The pervasive value that is instilled in our children — and, equally importantly, the adults they become — is that they don’t have to be top of the class or the best at what they do to be (considered) worthwhile human-beings.

 

It’s subtle. It’s not drilled into anyone, but broadly speaking, it’s elemental to this society that there is as much dignity in manning the check-out at the Albert Heijn as there is in being prime-minister.

 

People are not defined in this society by how far they have risen in education or the workplace. And thank goodness for that, because countries where that *is* the case are miserable, even unsafe places to live.

 

You can see this reflected in the Dutch workplace, where the structure is much less hierarchical than in many other countries. The CEO or director doesn’t order people around American-style, and subordinates don’t live in fear of upsetting their more powerful superiors. The higher you are in the organisational chart, the more responsibilities you carry and the greater the rewards, but everyone typically treats each other with the same degree of respect, no matter whether they’re running the company or wheeling the cart containing the internal post.

 

Dutch society instills in children the supremely important value of being happy with who they are, and to find their own level; not the level their parents would like them to have, or their teachers. However, that doesn’t mean that children are left to function below their natural ability.

 

If every child who scored a 6 was routinely told “You can do better”, I don’t think we’d have the society of proud high-achievers that some seem to think.

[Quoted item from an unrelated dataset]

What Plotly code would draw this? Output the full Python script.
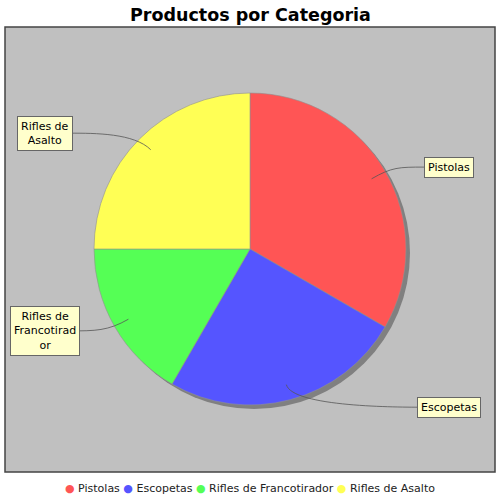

Rather, we’d have far more miserable and disillusioned children growing up to become miserable and disillusioned adults.

 

We’d have a society like the USA, which boasts the richest, most ambitious working population in the western world, but also — not coincidentally — the least happy people in the west. We’d measure ourselves relative to what others around us have achieved and accrued, rather than by considering how far we ourselves have come. We’d allow our success to be defined by what others expect of us, not by what we would otherwise be content to expect of ourselves. We’d forever be telling ourselves that we’ll be happy when our next goal is achieved, instead of being happy with who are where we are today.

 

Personally, I’d rather that children — not just my own, but all children in society — were content as 6’s, rather than forever sad that they hadn’t attained the 7 or higher that others had always told them they could have. Feeling like a failure and a disappointment does not make for happy, well-adjusted members of society.

 

I think it’s hard to take on board for people from more competitive cultures, but there really are more important things in life than striving to be the absolute best you can be at everything you undertake. There are even more important things than a university education. Lasting happiness doesn’t actually depend on either one.

 

Of course, some people really do naturally want to be the best at everything they do, and that’s fine if the urge comes from within, rather than being imposed from without. Children find their own level through self-belief. It’s the job teachers to fire their imagination and nurture that self-belief as it blossoms. That’s a far cry from simply repeating the mantra “You could do better.”

 

University is not the pot of gold at the end of the academic rainbow. it is not the be-all and end-all of young adulthood that some parents would have their children believe. It is merely one possible path, and not a path suited to each and every child, or even to each and every highly intelligent child.

 

Success is important, but how you define success is perhaps even more important. It’s about being happy, which is not necessarily the same thing as achieving the highest grades, followed by a place at a top university and then a high-earning job in industry.

 

The Dutch have got this largely right, which is why this country is still largely a nice place to live; although I must admit that I have seen a lot of dilution of its values since moving here in 1991. Then again, *everywhere* seems to be getting worse over time.

 

Call me a born again Dutch nationalist, but when I look at the UK and the US, I see very little that I wish this country would emulate; and that includes education.